Breaking taboos: Glimpses from the 11th Chennai Pride March

June 30th marked the end of Pride Month, and the city celebrated it with the 11th Chennai Pride March. A citizen journalist captures moments of pride and solidarity that raise hopes of greater sensitivity and inclusion in the future.

Sometimes we wonder why inclusiveness needs to be demanded. Can’t it come naturally?

This seems to be the moot question that was raised in the 11th Chennai Pride March, held on June 30th. The walk started at around 3:30 PM from Chitra Theatre and ended with festivities and celebrations, including a flash mob dance. This year also marks the 20th anniversary of the first Pride March which took place in Kolkata in 1999.

There are around 21 types of pride parades that happen annually, all over India and the Chennai Rainbow Pride is one of them which is held in June every year (since 2009).

A good number of citizens participated in the event to show solidarity for the community.

Portraying diversity

Jaya, General Manager of Sahodaran

The parade was held by Orinam, a volunteer-based collective of LGBTIQA+ people, which works to create visibility of alternative sexualities along with other allied organizations. This marks the end of Pride Month in Chennai which covered a host of activities such as book reading sessions, movie screenings, meet-ups and sensitization sessions.

There is no official data on the LGBT population in India, but the government of India submitted figures to the Supreme Court in 2012, according to which, there were about 2.5 million gay people in India. These figures are only based on those individuals who have self-declared their sexuality to the Ministry of Health. The actual figures may be much higher on account of individuals who have concealed their identity, in fear of discrimination.

A participant at the Chennai pride march.

The LGBTQIA+ community has been facing discrimination on many fronts: from students who are bullied in schools over their sexual orientation to family members who are unable to accept their children’s sexual orientation and as a result, force them into marriages against their wishes. Organisations such as Orinam give a platform to people to voice their concerns over alternative sexual orientation and helps ensure that such people do not suffer from depression or resort to extreme steps such as suicide. The organization is not only helping the victims, but also encourages reporting of incidents for future action.

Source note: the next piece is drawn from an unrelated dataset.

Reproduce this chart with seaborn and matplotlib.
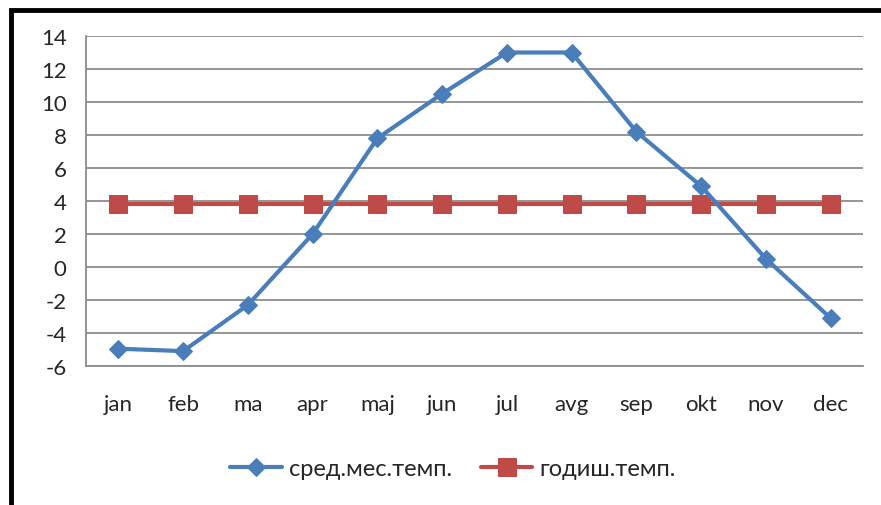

The ampersand symbol represents Gay & Lesbian Alliance Against Defamation (GLAAD), an organization that supports the LGBTQ community. The ‘&’ symbol indicates togetherness, inclusivity and inclusiveness

Supporters from Bank of America, Merrill Lynch

Apart from celebrating the landmark verdict on Sec 377 that upheld the fundamental rights of LGBTI adults under the Constitution of India, the group sought to ensure that

  • All stakeholders from government departments to doctors follow the spirit of the judgment
  • An unbiased offering of services such as healthcare, shelters etc are available for the family of LGBTQIA+ communities
  • People in power recognise the rights of adults and let them live the way they wish to, and do away with coercion and unsolicited advice.
  • Officials comply with various judgements laid out by multiple benches of the judiciary, aimed at affording a life of respect and dignity for LGBTI adults
  • End discrimination and criminalisation of members of the community by all stakeholders in society

Hope prevails!

It was heartening to see the solidarity shown by Chennaites who came out in huge numbers, in support and sharing the same voice as a community. For many, this was their first walk, but the energy was high. 

There was support from the corporate sector as well with employees of Bank of America Merrill Lynch marching along with everyone. It was good to see this participation by the city, as most believe that the community is invisible; events such as these and the coverage around it bring discussions out of the closet. 

“The child is lucky to have a mother like her who brought her here to witness this walk. The child will grow up to think this is normal and the future generation will be far more accepting than the current” this remark made by a fellow walker about a mother and her daughter pretty much sums up the hope the current generation has from the future.

[All photos by the author]


  1. shanker says:

    Absolutely agree Mahesh, why doesn’t inclusiveness come naturally. Would love to hear from your desk on extending the relevance of inclusiveness to break caste and religion-based barriers.